What are the pros/cons of between these 2 database design options where the join table can have 2 or 3 foreign keys

database-design

I am trying to model the following scenario, but I have come up with 2 options and I cannot figure out how to decide between the 2 options. Both options seem to work, but I worry that I am missing some edge case that suggests one over the other. Any recommendations or suggestions on where one option might be better than the other option?

Thank you for your time 🙂

The model:

A user has many labels
A property has many labels
A label has many properties

Option 1 (join table with 2 foreign keys):

user
----
id
name

property
--------
id
name

label
-----
id
name
user_id (foreign key for user.id)

property_label
--------------
property_id (foreign key for property.id)
label_id (foreign key for label.id)

Option 2 (join table with 3 foreign keys):

user
----
id
name

property
--------
id
name

label
-----
id
name

user_property_label
-------------------
property_id (foreign key for property.id)
label_id (foreign key for label.id)
user_id (foreign key for user.id)

Potential Queries:

Get all labels associated with a user
Get all properties associated with a label of a user

Example data:

User1 has labels "old" and "new" for property "bicycle".
User2 has labels "1 year", "2 years", and "3+ years" for property "bicycle".
User 3 has labels "<3 years" and "3+ years" for property "car"
User 4 has labels "red", "blue", and "black" for property "car"
User 5 has labels "daily beater" and "weekend fun" for property "car" and labels "<3 years" and "3+ years" for property "bicycle"
User 6 has labels "1 year", "2 years", and "3+ years" for properties "bicycle" and "car"

The list of properties is large, but finite.
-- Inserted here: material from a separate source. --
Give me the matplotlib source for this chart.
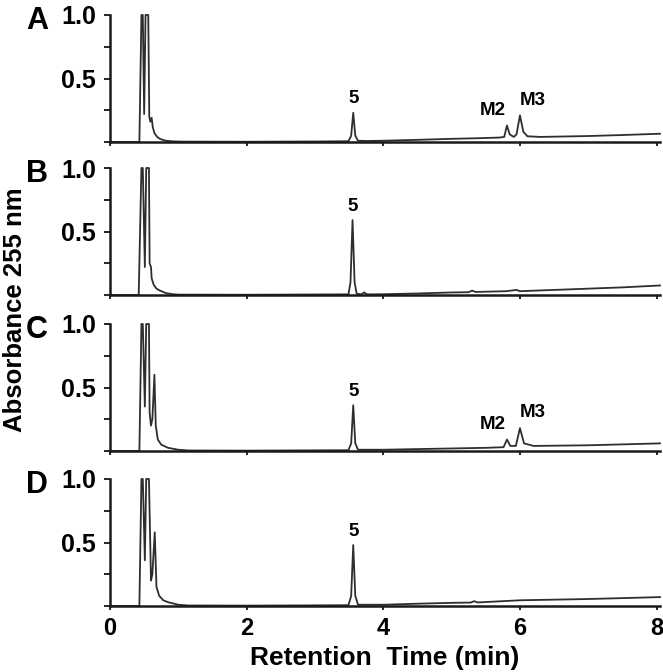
import matplotlib
matplotlib.use("Agg")
import matplotlib.pyplot as plt

plt.rcParams['font.family'] = ['Liberation Sans', 'DejaVu Sans']
plt.rcParams['font.weight'] = 'bold'

# chromatogram traces (time in min, absorbance)
time_a = [0, 0.43, 0.46, 0.48, 0.50, 0.52, 0.56, 0.575, 0.59, 0.61, 0.625, 0.65, 0.69, 0.74, 0.82, 0.92, 1.05,
          2.0, 3.0, 3.49, 3.53, 3.56, 3.59, 3.63, 3.75, 4.0, 4.5, 5.0, 5.4, 5.7, 5.77, 5.81, 5.85,
          5.91, 5.95, 6.0, 6.05, 6.11, 6.3, 7.0, 7.5, 8.05]
abs_a = [0, 0, 1.0, 1.0, 0.22, 1.0, 1.0, 0.2, 0.16, 0.19, 0.12, 0.07, 0.04, 0.022, 0.01, 0.005, 0.003,
         0.002, 0.004, 0.006, 0.05, 0.23, 0.05, 0.01, 0.008, 0.01, 0.017, 0.025, 0.03, 0.035, 0.04, 0.13, 0.06,
         0.04, 0.06, 0.21, 0.08, 0.045, 0.04, 0.047, 0.055, 0.065]

time_b = [0, 0.42, 0.46, 0.48, 0.51, 0.53, 0.57, 0.58, 0.60, 0.61, 0.64, 0.68, 0.73, 0.82, 0.92, 1.0,
          2.0, 3.0, 3.49, 3.52, 3.55, 3.58, 3.61, 3.68, 3.72, 3.76, 4.0, 4.5, 5.0, 5.25, 5.3, 5.35,
          5.8, 5.95, 6.0, 6.5, 7.0, 7.5, 8.05]
abs_b = [0, 0, 1.0, 1.0, 0.22, 1.0, 1.0, 0.25, 0.22, 0.13, 0.08, 0.05, 0.035, 0.015, 0.006, 0.003,
         0.002, 0.004, 0.005, 0.1, 0.59, 0.1, 0.01, 0.005, 0.02, 0.005, 0.006, 0.012, 0.02, 0.022, 0.035, 0.024,
         0.03, 0.04, 0.03, 0.04, 0.05, 0.06, 0.075]

time_c = [0, 0.43, 0.46, 0.48, 0.51, 0.53, 0.57, 0.58, 0.60, 0.62, 0.65, 0.67, 0.70, 0.75, 0.85, 1.0, 1.15,
          2.0, 3.0, 3.49, 3.53, 3.56, 3.59, 3.63, 4.0, 4.5, 5.0, 5.5, 5.76, 5.81, 5.86,
          5.94, 6.0, 6.06, 6.2, 7.0, 8.05]
abs_c = [0, 0, 1.0, 1.0, 0.35, 1.0, 1.0, 0.3, 0.2, 0.25, 0.6, 0.2, 0.09, 0.05, 0.025, 0.01, 0.004,
         0.003, 0.005, 0.006, 0.06, 0.36, 0.06, 0.01, 0.01, 0.015, 0.02, 0.025, 0.03, 0.09, 0.04,
         0.04, 0.18, 0.06, 0.04, 0.045, 0.06]

time_d = [0, 0.43, 0.46, 0.48, 0.51, 0.53, 0.57, 0.60, 0.62, 0.655, 0.68, 0.72, 0.78, 0.85, 1.0, 1.15,
          2.0, 3.0, 3.49, 3.53, 3.56, 3.59, 3.63, 4.0, 4.5, 5.0, 5.28, 5.33, 5.38, 6.0, 7.0, 8.05]
abs_d = [0, 0, 1.0, 1.0, 0.36, 1.0, 1.0, 0.2, 0.25, 0.58, 0.15, 0.08, 0.045, 0.03, 0.01, 0.004,
         0.003, 0.005, 0.006, 0.08, 0.48, 0.08, 0.01, 0.01, 0.018, 0.025, 0.027, 0.038, 0.028, 0.045, 0.055, 0.07]

panel_letters = ["A", "B", "C", "D"]
traces = [(time_a, abs_a), (time_b, abs_b), (time_c, abs_c), (time_d, abs_d)]

# labelled peaks per panel: (label, time, height)
peaks = [
    [("5", 3.56, 0.23), ("M2", 5.81, 0.13), ("M3", 6.0, 0.21)],
    [("5", 3.55, 0.59)],
    [("5", 3.56, 0.36), ("M2", 5.81, 0.09), ("M3", 6.0, 0.18)],
    [("5", 3.56, 0.48)],
]
label_offsets = {"5": (0, 10), "M2": (-10, 11), "M3": (9, 11)}

xticks = [0, 2, 4, 6, 8]
yticks = [0, 0.25, 0.5, 0.75, 1.0]
ytick_labels = ["", "", "0.5", "", "1.0"]

W, H = 663, 672
fig = plt.figure(figsize=(W / 100, H / 100), dpi=100)

bottoms_px = [142, 295, 451, 606]
line_col = "#2e2e2e"

for i, (t, a) in enumerate(traces):
    bot = bottoms_px[i]
    ax = fig.add_axes([110 / W, 1 - bot / H, 550 / W, 127 / H])
    ax.plot(t, a, color=line_col, lw=1.3, clip_on=False)
    ax.set_xlim(0, 8.05)
    ax.set_ylim(0, 1.0)
    for s in ["top", "right"]:
        ax.spines[s].set_visible(False)
    for s in ["left", "bottom"]:
        ax.spines[s].set_linewidth(1.8)
        ax.spines[s].set_color("#1a1a1a")
    ax.set_yticks(yticks)
    ax.set_yticklabels(ytick_labels)
    ax.set_xticks(xticks)
    ax.tick_params(axis="y", length=4, width=1.2, labelsize=18, pad=6)
    ax.tick_params(axis="x", length=3, width=1.2, labelsize=17, pad=5)
    if i < 3:
        ax.set_xticklabels([])
    ax.patch.set_visible(False)

    for lab, pt, ph in peaks[i]:
        dx, dy = label_offsets[lab]
        ax.annotate(lab, (pt, ph), xytext=(dx, dy), textcoords="offset points",
                    ha="center", va="center", fontsize=13.5, fontweight="bold")

    fig.text(37 / W, 1 - (bot - 121) / H, panel_letters[i], ha="center", va="center",
             fontsize=22, fontweight="bold")

fig.text(15 / W, 1 - 310 / H, "Absorbance 255 nm", rotation=90, ha="center", va="center",
         fontsize=18.5, fontweight="bold")
fig.text(385 / W, 1 - 658 / H, "Retention  Time (min)", ha="center", va="center",
         fontsize=19, fontweight="bold")

fig.savefig("out.png", dpi=100)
Users will reference the same property and cannot have their own variation in its spelling. So for example, "bicycle" will always be "bicycle" for every user. A user cannot have "bike" or "bi-cycle" or some other spelling of the property.

The labels are all user defined so it can be infinite depending on how each individual user wants to label their properties.

Update:
While musing on Jim's comments, the solution came.

The join table with 2 foreign keys is better because it is further normalizing the data.

For instance, this scenario:

User1 has labels "old" and "new" for property "bicycle"
User1 has labels "old" for property "car"

will produce this data using the option with 3 foreign keys:

user (id, name)
---------------
1, User1

property (id, name)
-------------------
10, bicycle
11, car

label (id, name)
----------------
100, old
101, new

user_property_label (user_id, property_id, label_id)
----------------------------------------------------
1, 10, 100
1, 10, 101
1, 11, 100

The user_id foreign key is redundant information because user_id:1 will always be paired to label_id:100. Hence, the data can be further normalized by using the 2 foreign key option. And will look like this instead:

user (id, name)
---------------
1, User1

property (id, name)
-------------------
10, bicycle
11, car

label (id, name, user_id)
-------------------------
100, old, 1
101, new, 1

property_label (property_id, label_id)
--------------------------------------
10, 100
10, 101
11, 100

Best Answer

It's hard to answer that question without knowing what you are trying to model and the queries that are relevant to your problem domain. I recommend that you trace out some queries and see how that design works. Absent any other information, I would tend towards the 3 column option because the interpretation of a label depends on the property and you probably will do the query "give me all the labels associated with a user."

I think the most important question you should ask yourself are all the labels unrelated. If you are storing user preferences for an application, I can see the utility of your data model. On the other hand, if you want to store postal addresses, email address, access permissions, etc, then a different design is appropriate. Generic designs like this often shift data management and manipulation out of the DBMS into your application. Tables are cheap and I would recommend having tables of related facts/attributes (e.g. POSTAL_ADDRESS).

Revised answer based on edits:

First, never store an age in a database. Age depends on the current date. You should store a date and calculate the age (you can use a virtual column to do that).

Second, I suggest you identify the types of things you want to store in the database. Bicycles and car are types of vehicles. I would recommend a VEHICLE table that contains the facts (attributes, property). You can then store properties relevant to bicycles in a BICYCLE_ATTRIBUTE (or whatever name you prefer) table. Do this for all the types of data you want to store and try to make groups that related. Postal address might be a group and education might be another.

You should try to avoid a completely generic database because you will end up creating a DBMS in your application and the underlying DBMS has been relegated to a fancy file system.